16Soweit die Antragsgegnerin darauf verweist, dass das Berufsbildungsgesetz seinerseits umfangreiche Regelungen zur Ausgestaltung der Prüfungsausschüsse enthalte und in den jeweiligen Ausbildungsberufen unterschiedliche Anforderungen bestünden, entbindet dies nicht von der Festlegung der Personenzahl, die die Abschlussprüfung abnimmt. Solange das Berufsbildungsgesetz oder die jeweiligen Ausbildungsverordnungen hierzu keine Regelungen enthalten, obliegt es der Antragsgegnerin, in ihrer Prüfungsordnung entsprechende Regelungen zu treffen und bis dahin eine Übergangsregelung nach der Prüfungspraxis zu etablieren.
17Schließlich ergibt sich auch nichts anderes aus dem Umstand, dass nach § 42 Abs. 5 Satz 1 BBiG der Prüfungsausschuss die Abnahme und Bewertung schriftlicher oder sonstiger Prüfungsleistungen, deren Bewertung unabhängig von der Anwesenheit bei der Erbringung erfolgen kann, von zweien seiner Mitglieder vornehmen lassen kann. Das würde nichts an dem Befund ändern, dass die drei ersten Prüfungen vor einem fünfköpfigen Prüfungsausschuss abgelegt wurden.
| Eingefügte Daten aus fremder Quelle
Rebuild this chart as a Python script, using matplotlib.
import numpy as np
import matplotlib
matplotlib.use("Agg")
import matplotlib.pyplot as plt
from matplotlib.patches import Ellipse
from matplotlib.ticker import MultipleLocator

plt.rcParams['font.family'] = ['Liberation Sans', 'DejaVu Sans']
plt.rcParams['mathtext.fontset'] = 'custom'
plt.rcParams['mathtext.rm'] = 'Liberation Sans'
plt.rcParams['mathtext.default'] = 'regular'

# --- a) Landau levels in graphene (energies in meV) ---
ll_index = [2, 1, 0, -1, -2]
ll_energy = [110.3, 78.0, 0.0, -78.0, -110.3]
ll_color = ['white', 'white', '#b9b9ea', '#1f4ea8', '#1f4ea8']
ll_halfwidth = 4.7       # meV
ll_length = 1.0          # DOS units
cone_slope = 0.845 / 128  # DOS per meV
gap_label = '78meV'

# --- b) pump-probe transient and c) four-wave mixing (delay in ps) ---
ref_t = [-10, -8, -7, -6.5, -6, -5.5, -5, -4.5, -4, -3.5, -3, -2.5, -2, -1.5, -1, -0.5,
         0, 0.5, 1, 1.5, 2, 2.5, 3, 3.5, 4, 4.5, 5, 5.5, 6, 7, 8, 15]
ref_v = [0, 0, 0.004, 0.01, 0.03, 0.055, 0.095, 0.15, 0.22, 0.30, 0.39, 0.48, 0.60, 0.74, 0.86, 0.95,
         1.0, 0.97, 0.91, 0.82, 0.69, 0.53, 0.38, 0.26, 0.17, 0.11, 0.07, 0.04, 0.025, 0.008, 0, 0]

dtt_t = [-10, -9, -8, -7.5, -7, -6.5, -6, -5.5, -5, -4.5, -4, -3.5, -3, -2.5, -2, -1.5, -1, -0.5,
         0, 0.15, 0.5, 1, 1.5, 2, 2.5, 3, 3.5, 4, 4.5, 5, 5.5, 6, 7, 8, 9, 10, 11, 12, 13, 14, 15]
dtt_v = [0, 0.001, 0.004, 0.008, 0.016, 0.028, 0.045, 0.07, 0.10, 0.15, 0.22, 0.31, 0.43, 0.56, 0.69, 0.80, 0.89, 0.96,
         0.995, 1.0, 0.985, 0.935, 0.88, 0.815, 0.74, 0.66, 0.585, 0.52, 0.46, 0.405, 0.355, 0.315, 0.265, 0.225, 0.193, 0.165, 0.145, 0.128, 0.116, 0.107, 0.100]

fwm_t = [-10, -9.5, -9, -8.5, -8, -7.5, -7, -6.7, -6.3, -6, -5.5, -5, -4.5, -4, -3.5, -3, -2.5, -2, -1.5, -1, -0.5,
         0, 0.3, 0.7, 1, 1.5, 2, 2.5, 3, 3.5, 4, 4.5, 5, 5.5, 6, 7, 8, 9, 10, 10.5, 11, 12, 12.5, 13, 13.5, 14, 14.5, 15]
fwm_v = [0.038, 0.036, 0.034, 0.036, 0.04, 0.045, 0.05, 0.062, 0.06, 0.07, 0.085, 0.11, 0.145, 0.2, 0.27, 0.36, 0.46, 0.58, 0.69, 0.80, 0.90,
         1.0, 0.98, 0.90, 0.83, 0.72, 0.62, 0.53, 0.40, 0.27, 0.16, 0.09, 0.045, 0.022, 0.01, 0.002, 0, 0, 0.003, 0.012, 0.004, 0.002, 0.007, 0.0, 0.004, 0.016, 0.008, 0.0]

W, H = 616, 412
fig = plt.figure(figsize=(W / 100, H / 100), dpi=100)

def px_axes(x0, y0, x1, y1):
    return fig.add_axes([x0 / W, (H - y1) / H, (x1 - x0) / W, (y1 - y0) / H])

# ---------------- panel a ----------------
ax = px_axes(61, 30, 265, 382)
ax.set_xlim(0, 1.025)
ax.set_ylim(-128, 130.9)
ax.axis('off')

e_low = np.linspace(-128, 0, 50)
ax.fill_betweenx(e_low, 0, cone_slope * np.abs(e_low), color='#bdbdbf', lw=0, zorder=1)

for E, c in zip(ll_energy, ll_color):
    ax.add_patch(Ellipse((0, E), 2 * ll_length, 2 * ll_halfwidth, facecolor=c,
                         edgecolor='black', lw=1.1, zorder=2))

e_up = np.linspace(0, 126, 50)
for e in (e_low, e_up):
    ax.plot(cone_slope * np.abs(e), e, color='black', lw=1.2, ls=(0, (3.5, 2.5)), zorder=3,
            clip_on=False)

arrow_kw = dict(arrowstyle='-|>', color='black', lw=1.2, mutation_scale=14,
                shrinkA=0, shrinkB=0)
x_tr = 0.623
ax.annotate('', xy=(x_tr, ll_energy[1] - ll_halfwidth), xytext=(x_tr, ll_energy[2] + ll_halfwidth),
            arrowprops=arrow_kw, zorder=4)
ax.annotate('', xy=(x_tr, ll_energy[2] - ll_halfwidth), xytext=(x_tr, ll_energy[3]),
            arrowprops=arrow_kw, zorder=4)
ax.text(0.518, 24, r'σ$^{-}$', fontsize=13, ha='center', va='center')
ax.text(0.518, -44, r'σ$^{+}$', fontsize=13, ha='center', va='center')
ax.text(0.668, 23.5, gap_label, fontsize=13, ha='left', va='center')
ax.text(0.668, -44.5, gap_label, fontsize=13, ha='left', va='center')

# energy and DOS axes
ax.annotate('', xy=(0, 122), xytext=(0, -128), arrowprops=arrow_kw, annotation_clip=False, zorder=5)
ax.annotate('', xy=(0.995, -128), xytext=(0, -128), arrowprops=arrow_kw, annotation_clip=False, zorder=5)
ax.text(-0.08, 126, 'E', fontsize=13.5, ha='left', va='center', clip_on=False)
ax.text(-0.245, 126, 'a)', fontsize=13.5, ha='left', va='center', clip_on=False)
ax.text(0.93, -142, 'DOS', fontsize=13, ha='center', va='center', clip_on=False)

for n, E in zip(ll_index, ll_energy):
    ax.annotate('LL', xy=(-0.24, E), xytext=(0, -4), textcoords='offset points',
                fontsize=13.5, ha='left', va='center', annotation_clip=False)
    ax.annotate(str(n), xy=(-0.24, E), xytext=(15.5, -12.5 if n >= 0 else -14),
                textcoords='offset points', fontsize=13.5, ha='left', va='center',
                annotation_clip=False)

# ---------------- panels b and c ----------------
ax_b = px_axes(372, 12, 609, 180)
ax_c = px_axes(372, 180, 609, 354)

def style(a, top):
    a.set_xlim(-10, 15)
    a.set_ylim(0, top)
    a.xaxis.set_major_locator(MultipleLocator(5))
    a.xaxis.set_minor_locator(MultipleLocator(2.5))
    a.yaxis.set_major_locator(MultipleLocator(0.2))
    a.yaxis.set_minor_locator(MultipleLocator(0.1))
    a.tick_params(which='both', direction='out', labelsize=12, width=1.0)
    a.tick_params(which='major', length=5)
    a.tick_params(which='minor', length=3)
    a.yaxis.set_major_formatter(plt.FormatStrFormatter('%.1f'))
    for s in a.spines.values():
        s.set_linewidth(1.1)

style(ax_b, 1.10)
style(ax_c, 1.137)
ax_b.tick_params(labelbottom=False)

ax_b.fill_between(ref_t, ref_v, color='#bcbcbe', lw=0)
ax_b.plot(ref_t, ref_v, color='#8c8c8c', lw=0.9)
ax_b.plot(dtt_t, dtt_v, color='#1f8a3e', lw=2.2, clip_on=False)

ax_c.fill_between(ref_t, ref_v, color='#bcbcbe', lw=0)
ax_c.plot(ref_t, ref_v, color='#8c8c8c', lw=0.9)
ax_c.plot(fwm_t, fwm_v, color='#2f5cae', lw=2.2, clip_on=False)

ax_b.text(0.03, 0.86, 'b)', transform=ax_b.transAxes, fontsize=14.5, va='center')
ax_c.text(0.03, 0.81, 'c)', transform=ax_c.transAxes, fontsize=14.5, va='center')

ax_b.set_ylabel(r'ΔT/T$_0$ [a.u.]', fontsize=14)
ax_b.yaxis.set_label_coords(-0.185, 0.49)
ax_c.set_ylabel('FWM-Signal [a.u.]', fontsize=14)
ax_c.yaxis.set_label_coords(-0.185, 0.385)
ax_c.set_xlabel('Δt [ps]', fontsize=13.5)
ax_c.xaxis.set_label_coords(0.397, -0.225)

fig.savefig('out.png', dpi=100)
18Die Antragsgegnerin wird vor der Durchführung der hier aufgegebenen weiteren praktischen Abschlussprüfung entweder eine ‑ zu dokumentierende ‑ Entscheidung zu treffen haben, welche Verwaltungspraxis sie in Bezug auf die Anzahl der Mitglieder der Prüfungsausschüsse für die Zukunft übergangsweise bis zur rechtssatzmäßigen Festlegung der Anzahl zu verfolgen gedenkt, und sodann gegebenenfalls als zuständige Stelle (§ 71 Abs. 2 BBiG) entsprechende Bestellungen vorzunehmen haben (§ 40 Abs. 3 Satz 1 BBiG) oder die Zahl zeitnah rechtssatzmäßig festzuschreiben haben.
19Die Kostenentscheidung beruht auf § 154 Abs. 2 VwGO. Die Streitwertfestsetzung beruht auf §§ 47 Abs. 1, 52 Abs. 1, 53 Abs. 2 Nr. 1 des Gerichtskostengesetzes.
20Dieser Beschluss ist unanfechtbar.